» **Problem to solve**: Exact reproduction of the data is required, with images excluded.

• • • • •

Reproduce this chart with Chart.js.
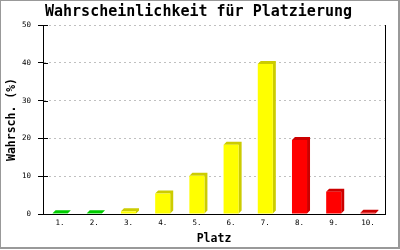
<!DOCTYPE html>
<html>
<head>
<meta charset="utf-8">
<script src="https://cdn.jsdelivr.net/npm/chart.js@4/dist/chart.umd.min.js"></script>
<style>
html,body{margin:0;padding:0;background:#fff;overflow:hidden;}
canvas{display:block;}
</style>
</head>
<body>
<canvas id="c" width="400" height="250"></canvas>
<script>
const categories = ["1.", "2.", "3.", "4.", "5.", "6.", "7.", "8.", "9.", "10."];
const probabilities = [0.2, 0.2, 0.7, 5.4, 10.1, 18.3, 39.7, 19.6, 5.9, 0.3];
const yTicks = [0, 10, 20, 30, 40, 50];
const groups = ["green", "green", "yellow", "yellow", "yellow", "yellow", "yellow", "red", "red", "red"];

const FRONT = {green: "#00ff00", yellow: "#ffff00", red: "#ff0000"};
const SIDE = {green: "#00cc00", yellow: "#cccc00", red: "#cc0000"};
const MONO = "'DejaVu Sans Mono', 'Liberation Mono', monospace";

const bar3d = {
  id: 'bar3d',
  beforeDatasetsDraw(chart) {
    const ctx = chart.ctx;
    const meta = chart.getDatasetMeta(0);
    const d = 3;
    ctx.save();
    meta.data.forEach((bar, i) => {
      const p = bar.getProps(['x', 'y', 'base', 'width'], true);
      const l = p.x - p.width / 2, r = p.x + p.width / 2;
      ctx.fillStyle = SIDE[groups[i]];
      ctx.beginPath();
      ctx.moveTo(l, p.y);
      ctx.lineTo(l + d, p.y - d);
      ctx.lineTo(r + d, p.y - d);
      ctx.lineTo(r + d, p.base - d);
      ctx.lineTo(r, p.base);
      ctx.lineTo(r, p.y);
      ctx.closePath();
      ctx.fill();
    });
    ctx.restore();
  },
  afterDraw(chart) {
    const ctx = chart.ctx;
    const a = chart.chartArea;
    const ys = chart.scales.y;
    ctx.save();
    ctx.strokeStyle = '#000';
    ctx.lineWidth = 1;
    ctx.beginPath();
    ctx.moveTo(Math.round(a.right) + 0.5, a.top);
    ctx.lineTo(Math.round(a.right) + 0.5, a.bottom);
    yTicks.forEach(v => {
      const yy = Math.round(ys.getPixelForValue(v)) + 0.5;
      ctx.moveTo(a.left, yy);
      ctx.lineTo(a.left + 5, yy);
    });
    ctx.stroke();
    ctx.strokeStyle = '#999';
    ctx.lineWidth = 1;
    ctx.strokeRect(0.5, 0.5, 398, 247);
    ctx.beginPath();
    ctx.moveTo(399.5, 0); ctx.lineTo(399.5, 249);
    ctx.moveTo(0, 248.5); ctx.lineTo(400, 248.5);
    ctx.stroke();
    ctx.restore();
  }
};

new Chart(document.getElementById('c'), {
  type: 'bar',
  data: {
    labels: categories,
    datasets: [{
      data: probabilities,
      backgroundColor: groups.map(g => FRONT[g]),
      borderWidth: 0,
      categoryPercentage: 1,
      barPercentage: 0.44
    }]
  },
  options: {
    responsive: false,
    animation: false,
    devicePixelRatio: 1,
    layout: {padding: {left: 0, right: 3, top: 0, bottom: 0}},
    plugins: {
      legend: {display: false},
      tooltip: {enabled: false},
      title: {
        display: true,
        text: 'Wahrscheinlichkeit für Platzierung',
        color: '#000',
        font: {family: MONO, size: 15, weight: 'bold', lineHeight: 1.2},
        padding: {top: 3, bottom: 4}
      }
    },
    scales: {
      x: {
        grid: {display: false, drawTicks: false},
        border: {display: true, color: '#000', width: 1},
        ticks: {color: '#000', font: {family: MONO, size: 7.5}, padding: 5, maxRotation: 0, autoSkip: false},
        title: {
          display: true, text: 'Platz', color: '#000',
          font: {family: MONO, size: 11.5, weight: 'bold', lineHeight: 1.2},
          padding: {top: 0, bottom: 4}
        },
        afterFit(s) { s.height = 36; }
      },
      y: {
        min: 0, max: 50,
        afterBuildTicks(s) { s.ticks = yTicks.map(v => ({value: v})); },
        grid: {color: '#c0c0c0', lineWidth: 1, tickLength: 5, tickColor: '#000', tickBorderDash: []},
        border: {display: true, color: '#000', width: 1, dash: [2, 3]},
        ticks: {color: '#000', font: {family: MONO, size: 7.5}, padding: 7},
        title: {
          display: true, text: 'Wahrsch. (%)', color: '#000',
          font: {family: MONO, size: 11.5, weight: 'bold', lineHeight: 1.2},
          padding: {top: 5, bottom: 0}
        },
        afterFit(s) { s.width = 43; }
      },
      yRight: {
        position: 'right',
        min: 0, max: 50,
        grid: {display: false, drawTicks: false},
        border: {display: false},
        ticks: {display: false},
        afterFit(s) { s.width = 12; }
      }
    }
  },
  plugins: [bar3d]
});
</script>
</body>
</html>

• • • • •

» **The reply**:
Reproduce this chart with Chart.js.
<!DOCTYPE html>
<html>
<head>
<meta charset="utf-8">
<script src="https://cdn.jsdelivr.net/npm/chart.js@4/dist/chart.umd.min.js"></script>
<style>
html,body{margin:0;padding:0;background:#fff;overflow:hidden;}
canvas{display:block;}
</style>
</head>
<body>
<canvas id="c" width="400" height="250"></canvas>
<script>
const categories = ["1.", "2.", "3.", "4.", "5.", "6.", "7.", "8.", "9.", "10."];
const probabilities = [0.2, 0.2, 0.7, 5.4, 10.1, 18.3, 39.7, 19.6, 5.9, 0.3];
const yTicks = [0, 10, 20, 30, 40, 50];
const groups = ["green", "green", "yellow", "yellow", "yellow", "yellow", "yellow", "red", "red", "red"];

const FRONT = {green: "#00ff00", yellow: "#ffff00", red: "#ff0000"};
const SIDE = {green: "#00cc00", yellow: "#cccc00", red: "#cc0000"};
const MONO = "'DejaVu Sans Mono', 'Liberation Mono', monospace";

const bar3d = {
  id: 'bar3d',
  beforeDatasetsDraw(chart) {
    const ctx = chart.ctx;
    const meta = chart.getDatasetMeta(0);
    const d = 3;
    ctx.save();
    meta.data.forEach((bar, i) => {
      const p = bar.getProps(['x', 'y', 'base', 'width'], true);
      const l = p.x - p.width / 2, r = p.x + p.width / 2;
      ctx.fillStyle = SIDE[groups[i]];
      ctx.beginPath();
      ctx.moveTo(l, p.y);
      ctx.lineTo(l + d, p.y - d);
      ctx.lineTo(r + d, p.y - d);
      ctx.lineTo(r + d, p.base - d);
      ctx.lineTo(r, p.base);
      ctx.lineTo(r, p.y);
      ctx.closePath();
      ctx.fill();
    });
    ctx.restore();
  },
  afterDraw(chart) {
    const ctx = chart.ctx;
    const a = chart.chartArea;
    const ys = chart.scales.y;
    ctx.save();
    ctx.strokeStyle = '#000';
    ctx.lineWidth = 1;
    ctx.beginPath();
    ctx.moveTo(Math.round(a.right) + 0.5, a.top);
    ctx.lineTo(Math.round(a.right) + 0.5, a.bottom);
    yTicks.forEach(v => {
      const yy = Math.round(ys.getPixelForValue(v)) + 0.5;
      ctx.moveTo(a.left, yy);
      ctx.lineTo(a.left + 5, yy);
    });
    ctx.stroke();
    ctx.strokeStyle = '#999';
    ctx.lineWidth = 1;
    ctx.strokeRect(0.5, 0.5, 398, 247);
    ctx.beginPath();
    ctx.moveTo(399.5, 0); ctx.lineTo(399.5, 249);
    ctx.moveTo(0, 248.5); ctx.lineTo(400, 248.5);
    ctx.stroke();
    ctx.restore();
  }
};

new Chart(document.getElementById('c'), {
  type: 'bar',
  data: {
    labels: categories,
    datasets: [{
      data: probabilities,
      backgroundColor: groups.map(g => FRONT[g]),
      borderWidth: 0,
      categoryPercentage: 1,
      barPercentage: 0.44
    }]
  },
  options: {
    responsive: false,
    animation: false,
    devicePixelRatio: 1,
    layout: {padding: {left: 0, right: 3, top: 0, bottom: 0}},
    plugins: {
      legend: {display: false},
      tooltip: {enabled: false},
      title: {
        display: true,
        text: 'Wahrscheinlichkeit für Platzierung',
        color: '#000',
        font: {family: MONO, size: 15, weight: 'bold', lineHeight: 1.2},
        padding: {top: 3, bottom: 4}
      }
    },
    scales: {
      x: {
        grid: {display: false, drawTicks: false},
        border: {display: true, color: '#000', width: 1},
        ticks: {color: '#000', font: {family: MONO, size: 7.5}, padding: 5, maxRotation: 0, autoSkip: false},
        title: {
          display: true, text: 'Platz', color: '#000',
          font: {family: MONO, size: 11.5, weight: 'bold', lineHeight: 1.2},
          padding: {top: 0, bottom: 4}
        },
        afterFit(s) { s.height = 36; }
      },
      y: {
        min: 0, max: 50,
        afterBuildTicks(s) { s.ticks = yTicks.map(v => ({value: v})); },
        grid: {color: '#c0c0c0', lineWidth: 1, tickLength: 5, tickColor: '#000', tickBorderDash: []},
        border: {display: true, color: '#000', width: 1, dash: [2, 3]},
        ticks: {color: '#000', font: {family: MONO, size: 7.5}, padding: 7},
        title: {
          display: true, text: 'Wahrsch. (%)', color: '#000',
          font: {family: MONO, size: 11.5, weight: 'bold', lineHeight: 1.2},
          padding: {top: 5, bottom: 0}
        },
        afterFit(s) { s.width = 43; }
      },
      yRight: {
        position: 'right',
        min: 0, max: 50,
        grid: {display: false, drawTicks: false},
        border: {display: false},
        ticks: {display: false},
        afterFit(s) { s.width = 12; }
      }
    }
  },
  plugins: [bar3d]
});
</script>
</body>
</html>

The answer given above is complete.